O juízo de primeiro grau, ao fixar a pena-base acima do mínimo legal, fez referência a elementos que compõem a descrição mesma do injusto penal - natureza do delito, consciência da ilicitude, motivos voltados ao ganho ilícito, conseqüências nocivas do tráfico de drogas in abstrato. Mas a fixação da pena-base acima do mínimo legal exige motivação específica, não bastando a mera alusão às circunstâncias já valoradas na escala abstrata da pena (RHC nº 83.482, Rel. Min. SEPÚLVEDA PERTENCE; DJ 19/12/2003).

Há, é verdade, menções concretas às circunstâncias judiciais do paciente, que dizem respeito à personalidade do agente - "sem elementos para avalia' -, ao local do crime - "sítio em Gravataí para guardar a grande quantidade de droga" -, e à sua culpabilidade exacerbada por estar "cursando a faculdade de Direito'. Nenhuma delas, no entanto, parece idônea a justificar agravamento da pena-base e, muito menos, o aumento em dois terços, como se deu no caso.

Cito, a propósito, outra decisão da lavra do Min. SEPÚLVEDA PERTENCE:

"[A] exigência de motivação da individualização da pena - hoje, garantia constitucional do condenado (CF, artigos 5º, XLVI, e 93, IX) -, não se satisfaz com a existência na sentença de frases ou palavras quaisquer, a pretexto de cumpri-la: a fundamentação há de explicitar a sua base empírica e essa, de sua vez, há de guardar relação de pertinência, legalmente adequada, com a exasperação da sanção penal, que visou a justificar" (HC 69.419, DJ 28/08/1992).

Tenho que, no caso, exasperação da pena-base não está devidamente justificada. Diante da ausência de outros elementos agravantes ou atenuantes, a pena deve ater-se ao mínimo legal, em regime inicial fechado.

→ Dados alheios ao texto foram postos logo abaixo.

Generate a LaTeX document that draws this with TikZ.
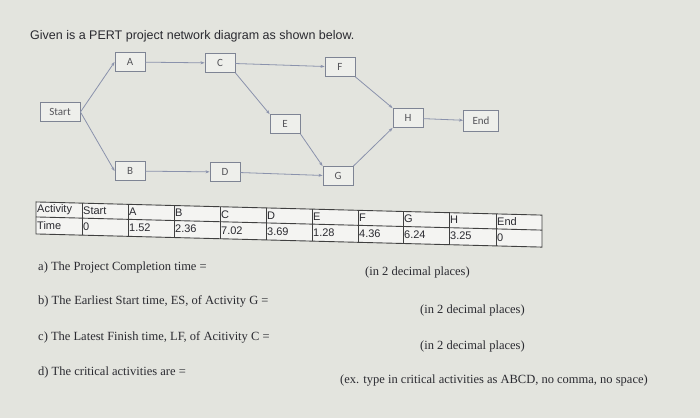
\documentclass[tikz,border=0pt]{standalone}
\usepackage{fontspec}
\setmainfont{Liberation Serif}
\newfontfamily\arialf{Liberation Sans}
\newfontfamily\calf{Carlito}
\usetikzlibrary{arrows.meta}
\definecolor{bg}{HTML}{E3E4DE}
\definecolor{boxb}{HTML}{7E8494}
\definecolor{arr}{HTML}{8A92AC}
\definecolor{txt}{HTML}{2A2A30}
\begin{document}
\begin{tikzpicture}[x=1pt,y=-1pt,
  act/.style={draw=boxb,fill=bg!60!white,line width=0.9pt,minimum width=30,minimum height=19,inner sep=1pt,font=\calf\fontsize{11}{11}\selectfont,text=txt!80},
  conn/.style={draw=arr,line width=0.8pt,-{Stealth[length=4pt,width=3pt]}},
  q/.style={anchor=west,font=\fontsize{12.5}{13}\selectfont,text=txt,inner sep=0}]
\fill[bg] (0,0) rectangle (700,418);
\useasboundingbox (0,0) rectangle (700,418);
\node[anchor=west,inner sep=0,font=\arialf\fontsize{12.5}{12.5}\selectfont,text=txt] (title) at (30,36) {Given is a PERT project network diagram as shown below.};
\node[act,minimum width=40] (S) at (60,112) {Start};
\node[act] (A) at (130,62) {A};
\node[act] (C) at (220,63) {C};
\node[act] (F) at (340,67) {F};
\node[act] (E) at (285,124) {E};
\node[act] (H) at (408,118) {H};
\node[act,minimum width=35,minimum height=21] (End) at (481,121) {End};
\node[act] (B) at (130,171) {B};
\node[act] (D) at (225,172) {D};
\node[act] (G) at (338,176) {G};
\draw[conn] (S.east) -- (A.west);
\draw[conn] (S.east) -- (B.west);
\draw[conn] (A) -- (C);
\draw[conn] (C) -- (F);
\draw[conn] (C.south east) -- (E.north west);
\draw[conn] (E.south east) -- (G.north west);
\draw[conn] (B) -- (D);
\draw[conn] (D) -- (G);
\draw[conn] (F.south east) -- (H.north west);
\draw[conn] (G.north east) -- (H.south west);
\draw[conn] (H) -- (End);
\begin{scope}[yslant=-0.026,shift={(0,-1)}]
\fill[white!60!bg] (36,202) rectangle (542,234);
\draw[black!75,line width=0.9pt] (36,202) rectangle (542,234);
\draw[black!75,line width=0.9pt] (36,217) -- (542,217);
\foreach \x in {82,128,174,220,266,312,358,403,449,496}{\draw[black!75,line width=0.9pt] (\x,202) -- (\x,234);}
\foreach \x/\a/\t in {36/Activity/Time,82/Start/0,128/A/1.52,174/B/2.36,220/C/7.02,266/D/3.69,312/E/1.28,358/F/4.36,403/G/6.24,449/H/3.25,496/End/0}{
  \node[anchor=west,inner sep=1pt,font=\arialf\fontsize{11}{11}\selectfont,text=txt] at (\x,209.5) {\a};
  \node[anchor=west,inner sep=1pt,font=\arialf\fontsize{11}{11}\selectfont,text=txt] at (\x,225.5) {\t};}
\end{scope}
\node[q] (qa) at (38,267) {a) The Project Completion time =};
\node[q] (ia) at (365,272) {(in 2 decimal places)};
\node[q] (qb) at (38,301) {b) The Earliest Start time, ES, of Activity G =};
\node[q] (ib) at (420,310) {(in 2 decimal places)};
\node[q] (qc) at (38,337) {c) The Latest Finish time, LF, of Acitivity C =};
\node[q] (ic) at (420,346) {(in 2 decimal places)};
\node[q] (qd) at (38,372) {d) The critical activities are =};
\node[q] (id) at (340,381) {(ex. type in critical activities as ABCD, no comma, no space)};
\end{tikzpicture}
\end{document}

Quanto à substituição da pena privativa de liberdade por restritiva de direitos, é certo que a Corte já assentou sua admissibilidade em casos análogos (HC nº 84.928, Rel. Min. CEZAR PELUSO, RT 844/507; HC nº 85.894, Plenário, Rel. Min. GILMAR MENDES, DJ 28/09/2007; HC nº 84.715, Rei. Min. JOAQUIM BARBOSA, DJ 29/06/2007; HC nº 85.945, Rel. Min. CELSO DE MELLO, j. 09/10/2007; HC nº 96.112, Rel. p/ ac. Min. CEZAR PELUSO, DJe 07/08/2009).

Não há nos autos, no entanto, elementos suficientes a demonstrar que o paciente preenche as condições objetivas de concessão do benefício, cabendo tal análise ao juízo de primeiro grau.

4. Finalmente, mantenho o entendimento exposto em sede liminar, para garantir ao paciente o direito de aguardar em liberdade o trânsito em julgado da sentença condenatória, especialmente diante do recente julgamento do HC nº 84.078 (Rel. Min. EROS GRAU, j. 05/02/2009), em que se proclamou a incompatibilidade da execução provisória de sentença penal condenatória com o disposto no artigo 5º, LIV e LVII, da Constituição da República.

5. Ante o exposto, concedo parcialmente a ordem, para, confirmando a liminar, determinar que o paciente aguarde em liberdade o trânsito em julgado de eventual sentença condenatória, bem como para fixar-lhe a pena em três anos de reclusão, em regime fechado, mantidas, no mais, as condições determinadas pelo juízo de primeiro grau, que deverá apurar se o paciente preenche os requisitos objetivos para eventual substituição da pena privativa de liberdade, nos termos do artigo 44 do Código Penal.

Ministro CEZAR PELUSO - Relator

EXTRATO DE ATA

HABEAS CORPUS 93.857-4

PROCED.: RIO GRANDE DO SUL

RELATOR: MIN. CEZAR PELUSO

PACTE.(S): MARCELO FERRIGO

IMPTE.(S): NEREU LIMA E OUTRO (A/S)

COATOR(A/S)(ES): SUPERIOR TRIBUNAL DE JUSTIÇA

Decisão: A Turma, à unanimidade, deferiu, em parte, o pedido de habeas corpus, nos termos do voto do Relator. Ausentes, justificadamente, neste julgamento, os Senhores Ministros Joaquim Barbosa e Eros Grau. 2ª Turma, 25.08.2009.

Presidência da Senhora Ministra Ellen Gracie. Presentes à sessão os Senhores Ministros Celso de Mello e Cezar Peluso. Ausentes, justificadamente, os Senhores Ministros Joaquim Barbosa e Eros Grau.

Subprocurador-Geral da República, Dr. Francisco Adalberto Nóbrega.